What does it mean to be vulnerable? Webster's defines it as "capable of being physically or emotionally wounded - open to attack or damage." Last weekend I allowed myself to be vulnerable at Jim Donovan's Summer Rhythm Renewal.
As an instructor last weekend, my ego would have preferred me to present myself as completely confident and unafraid. A deeper part of me knew that it was more beneficial, for myself and the participants, if I was honest and open about my fears. I did not pretend to be confident when I did not feel confident (although that was an unusually small part of the weekend). Instead of hiding my insecurities, I openly and honestly shared them with people. I let my guard down and allowed others to see me as I really am, not as the infallible person I pretend or wish or imagine myself to be (or rather, that my ego wishes or imagines me to be). By embracing my imperfections, I was able to connect more deeply and meaningfully with others.
Last weekend I explored my feminine side, wearing skirts and dresses for the first time in years. I was uncomfortable and self-conscious, and I expressed those feelings during the women's circle at Renewal. Many of the women couldn't believe that I was uncomfortable with my femininity, and were surprised when I called myself a tomboy. I had successfully projected a certain image to the world, but that image was not my true self. By allowing myself to be vulnerable and express my insecurities, I felt supported and loved instead of out of place.
Dancing was a big part of the weekend. I have not allowed myself to enjoy dancing since college, because of a cruel comment made by my boyfriend at the time. I wasn't going to share the comment here, but I'm getting the message that I need to be vulnerable again and share it. He leaned over and whispered in my ear on the dance floor, "You dance like a cow." It's still embarrassing to admit, but I find that every time I repeat it I find less truth in the words. They no longer sting because I no longer believe them. I've finally stopped allowing his comments and opinions to define me.

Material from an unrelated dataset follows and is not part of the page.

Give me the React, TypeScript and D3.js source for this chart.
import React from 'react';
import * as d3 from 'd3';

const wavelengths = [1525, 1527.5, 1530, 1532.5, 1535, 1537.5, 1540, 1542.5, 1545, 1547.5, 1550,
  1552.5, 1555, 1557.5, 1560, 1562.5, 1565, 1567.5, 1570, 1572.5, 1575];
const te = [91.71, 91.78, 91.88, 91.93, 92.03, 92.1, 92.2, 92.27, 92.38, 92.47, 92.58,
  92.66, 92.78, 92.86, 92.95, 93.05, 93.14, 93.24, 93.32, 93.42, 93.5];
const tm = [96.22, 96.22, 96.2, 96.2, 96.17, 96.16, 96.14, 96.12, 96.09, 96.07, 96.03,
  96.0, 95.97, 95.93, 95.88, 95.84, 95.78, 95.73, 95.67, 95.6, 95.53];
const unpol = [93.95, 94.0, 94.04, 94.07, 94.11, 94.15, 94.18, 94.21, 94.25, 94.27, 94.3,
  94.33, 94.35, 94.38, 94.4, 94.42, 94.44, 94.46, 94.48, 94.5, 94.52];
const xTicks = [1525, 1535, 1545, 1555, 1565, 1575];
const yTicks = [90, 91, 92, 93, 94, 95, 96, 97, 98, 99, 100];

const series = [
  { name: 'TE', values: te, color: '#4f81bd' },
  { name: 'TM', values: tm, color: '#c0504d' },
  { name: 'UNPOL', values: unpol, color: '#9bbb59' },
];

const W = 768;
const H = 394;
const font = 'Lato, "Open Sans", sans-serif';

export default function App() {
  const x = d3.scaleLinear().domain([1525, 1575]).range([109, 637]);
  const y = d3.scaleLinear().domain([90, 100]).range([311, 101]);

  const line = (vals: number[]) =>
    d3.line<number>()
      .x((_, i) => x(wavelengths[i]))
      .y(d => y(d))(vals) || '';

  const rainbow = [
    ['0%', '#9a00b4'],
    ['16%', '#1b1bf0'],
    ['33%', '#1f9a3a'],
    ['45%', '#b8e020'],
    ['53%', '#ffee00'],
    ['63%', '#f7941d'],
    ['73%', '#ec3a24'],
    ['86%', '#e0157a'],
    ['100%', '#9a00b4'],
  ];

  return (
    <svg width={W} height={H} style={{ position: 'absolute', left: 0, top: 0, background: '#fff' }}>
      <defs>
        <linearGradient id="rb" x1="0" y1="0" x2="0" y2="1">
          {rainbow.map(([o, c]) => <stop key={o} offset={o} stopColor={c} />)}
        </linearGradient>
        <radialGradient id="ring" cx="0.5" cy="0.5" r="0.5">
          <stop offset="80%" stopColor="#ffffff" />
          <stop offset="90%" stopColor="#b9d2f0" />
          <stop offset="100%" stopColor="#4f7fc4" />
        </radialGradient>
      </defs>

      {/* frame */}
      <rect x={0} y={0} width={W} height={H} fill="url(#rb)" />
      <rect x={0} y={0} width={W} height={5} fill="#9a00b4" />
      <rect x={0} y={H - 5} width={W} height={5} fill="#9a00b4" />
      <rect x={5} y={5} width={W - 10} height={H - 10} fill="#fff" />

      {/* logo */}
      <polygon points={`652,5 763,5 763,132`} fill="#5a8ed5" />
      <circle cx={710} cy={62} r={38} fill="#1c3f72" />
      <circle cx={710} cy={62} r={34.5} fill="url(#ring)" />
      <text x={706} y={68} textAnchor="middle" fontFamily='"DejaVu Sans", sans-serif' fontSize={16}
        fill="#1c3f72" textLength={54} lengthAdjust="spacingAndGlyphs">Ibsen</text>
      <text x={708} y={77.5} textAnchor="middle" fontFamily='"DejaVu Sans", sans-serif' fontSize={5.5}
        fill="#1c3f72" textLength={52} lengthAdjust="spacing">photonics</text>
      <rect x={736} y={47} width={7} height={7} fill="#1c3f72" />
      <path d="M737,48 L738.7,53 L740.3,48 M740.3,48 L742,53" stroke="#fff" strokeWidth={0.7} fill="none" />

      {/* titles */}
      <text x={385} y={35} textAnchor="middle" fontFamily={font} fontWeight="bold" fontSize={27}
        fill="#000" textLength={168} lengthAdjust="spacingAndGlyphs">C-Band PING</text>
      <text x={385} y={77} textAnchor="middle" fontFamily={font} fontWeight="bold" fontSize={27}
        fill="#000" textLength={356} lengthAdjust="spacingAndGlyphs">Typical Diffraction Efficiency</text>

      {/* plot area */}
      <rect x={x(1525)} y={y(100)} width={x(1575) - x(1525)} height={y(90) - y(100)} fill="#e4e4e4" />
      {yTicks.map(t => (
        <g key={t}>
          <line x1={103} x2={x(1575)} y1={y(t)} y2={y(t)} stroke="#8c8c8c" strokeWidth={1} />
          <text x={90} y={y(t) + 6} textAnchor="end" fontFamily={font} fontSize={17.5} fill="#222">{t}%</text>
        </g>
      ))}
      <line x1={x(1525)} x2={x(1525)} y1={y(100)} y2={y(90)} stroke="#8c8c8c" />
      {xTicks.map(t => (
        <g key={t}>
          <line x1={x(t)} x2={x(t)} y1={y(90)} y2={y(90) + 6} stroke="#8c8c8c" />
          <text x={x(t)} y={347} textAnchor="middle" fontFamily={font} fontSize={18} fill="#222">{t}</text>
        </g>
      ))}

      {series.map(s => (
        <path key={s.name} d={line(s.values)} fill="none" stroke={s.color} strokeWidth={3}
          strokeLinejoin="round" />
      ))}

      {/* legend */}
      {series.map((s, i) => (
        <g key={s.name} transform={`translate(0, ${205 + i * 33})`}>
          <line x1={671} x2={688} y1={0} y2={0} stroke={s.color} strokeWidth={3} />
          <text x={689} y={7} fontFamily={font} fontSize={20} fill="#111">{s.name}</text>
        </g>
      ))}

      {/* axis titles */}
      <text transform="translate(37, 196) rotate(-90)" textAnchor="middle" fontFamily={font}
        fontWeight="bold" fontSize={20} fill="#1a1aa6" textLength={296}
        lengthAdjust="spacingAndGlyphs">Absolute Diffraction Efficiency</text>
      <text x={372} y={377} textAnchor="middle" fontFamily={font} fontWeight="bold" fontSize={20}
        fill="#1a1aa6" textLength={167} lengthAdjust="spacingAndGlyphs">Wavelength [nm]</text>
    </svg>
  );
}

I shared my story and fear of dancing with anyone I felt might be encouraged by it throughout the weekend. By sharing my vulnerability instead of hiding it, I felt loving support when I got out on the dance floor, because everyone knew I was pushing myself to my edge. In the past, I would have been very self-concious and assumed that everyone was judging me and laughing behind my back. Last weekend (and for the first time in 20 years), I reconnected with my body and danced freely, without inhibition or shame. By admitting my insecurity, I felt supported instead of criticized, loved instead of judged.
Many of us are afraid to admit our vulnerability, assuming others will think we are weak or insecure. Before this weekend, I certainly subscribed to that belief. By allowing others to see me as vulnerable, to partake in the part of me that I sometimes try to hide or deny in myself, I was able to foster connections on a much deeper level.
Last weekend while I was surrounded by loving, accepting, encouraging people, it was easy to be vulnerable. There was no competition, no need to project myself to be better than someone else, no need to protect myself from hostility. Now the true challenge - will I be able to take my vulnerability out into the real world, where people aren't as concerned about my feelings and the only thought is of self-preservation? Away from the love bubble, will I trust myself enough to allow others to see that I am not perfect, that I am a work in progress, without feeling less than or incapable? Can I keep from being taken advantage or ridiculed or seen as weak? Will my courage allow me to face those possibilities and still be vulnerable anyway? I don't know, but I'm willing to give it a try.